The jury questions were a bit disappointing but I did enjoy Marty’s “dumber than a bag of hammers award” concept. I was gearing myself up for some big epic speech by Jane, but I was completely let down by 1) her appearance and 2) her river rat analogy. I didn’t even understand it plus she slurred her words around so much I wasn’t sure if she was saying river rat, or reverie, or Reverend Run. Don’t drink before Tribal, people!

Before you know it, the voting is over and we see Jeff Probst running off with the votes only to reappear a few seconds later in the middle of a Hollywood sound studio. Fabio has cut his hair, Chase looks almost the same, and Sash has shaved that raggedy beard and plumped up by about 30 or 40 lbs.
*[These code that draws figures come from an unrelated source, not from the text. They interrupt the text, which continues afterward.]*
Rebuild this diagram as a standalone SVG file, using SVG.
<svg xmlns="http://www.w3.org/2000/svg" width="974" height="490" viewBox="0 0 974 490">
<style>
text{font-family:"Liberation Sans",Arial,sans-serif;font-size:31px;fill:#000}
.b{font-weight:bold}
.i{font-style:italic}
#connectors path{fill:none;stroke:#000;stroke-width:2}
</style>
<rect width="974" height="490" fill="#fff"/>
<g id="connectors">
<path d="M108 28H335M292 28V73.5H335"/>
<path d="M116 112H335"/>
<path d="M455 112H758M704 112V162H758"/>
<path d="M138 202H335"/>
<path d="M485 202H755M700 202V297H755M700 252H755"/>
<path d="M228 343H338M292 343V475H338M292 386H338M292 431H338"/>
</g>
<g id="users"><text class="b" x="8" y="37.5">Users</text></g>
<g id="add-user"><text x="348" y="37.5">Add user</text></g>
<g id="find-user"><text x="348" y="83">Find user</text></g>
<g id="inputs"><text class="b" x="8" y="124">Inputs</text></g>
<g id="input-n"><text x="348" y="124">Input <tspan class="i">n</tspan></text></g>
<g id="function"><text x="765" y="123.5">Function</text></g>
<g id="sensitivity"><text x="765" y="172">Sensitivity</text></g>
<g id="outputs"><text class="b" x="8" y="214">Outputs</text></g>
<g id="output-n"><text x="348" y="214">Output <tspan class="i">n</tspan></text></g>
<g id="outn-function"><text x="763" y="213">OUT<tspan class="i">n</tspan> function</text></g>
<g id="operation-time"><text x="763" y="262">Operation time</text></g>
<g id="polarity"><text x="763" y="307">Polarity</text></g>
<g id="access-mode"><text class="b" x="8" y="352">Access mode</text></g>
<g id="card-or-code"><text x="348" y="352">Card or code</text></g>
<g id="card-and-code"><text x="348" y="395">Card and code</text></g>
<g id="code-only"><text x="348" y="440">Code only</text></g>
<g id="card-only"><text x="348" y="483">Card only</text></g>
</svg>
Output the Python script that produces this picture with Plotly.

Wow.

 The votes are tallied by Jeff, and Fabio emerges as $1 million bucks richer, or at least half a mil richer after Uncle Sam grabs his share. My husband and I high five. I am pleased that the evil maggot didn’t win. I am so elated that paranoid schizophrenic Chase will not reap the rewards of the Sole Survivor. It’s golden boy Fabio, aka Jud the Stud. I’ve been intrigued by him for the past few weeks, as you might know. I’ve been wondering if his dumb blonde routine was simply an act, a magnificent ruse meant to further him in the game. A brilliant and skillful acting job that rivals Tom Hanks or Johnny Depp. I knew that I was about to enjoy an hour long Reunion Show that would reveal all of Fabio’s clever schemes. Barely 5 minutes have passed, and Probst asks him the very question I’ve been dying to ask…”is it all an act, Fabio? Are you really a little goofy or was it an act?”

I wait with baited breath. I can’t wait to hear the words of wisdom spill from King Immunity Idol’s mouth. And then..he smiles, looks innocently at Probst, and says, ”My great-great-grandfather invented the color wheel.”

Oh. My.

In other news, Jane won fan favorite. Chase sang a song. And there’s some goofy twist next season that will give castoffs another shot. So long, Survivor: Nicaragua.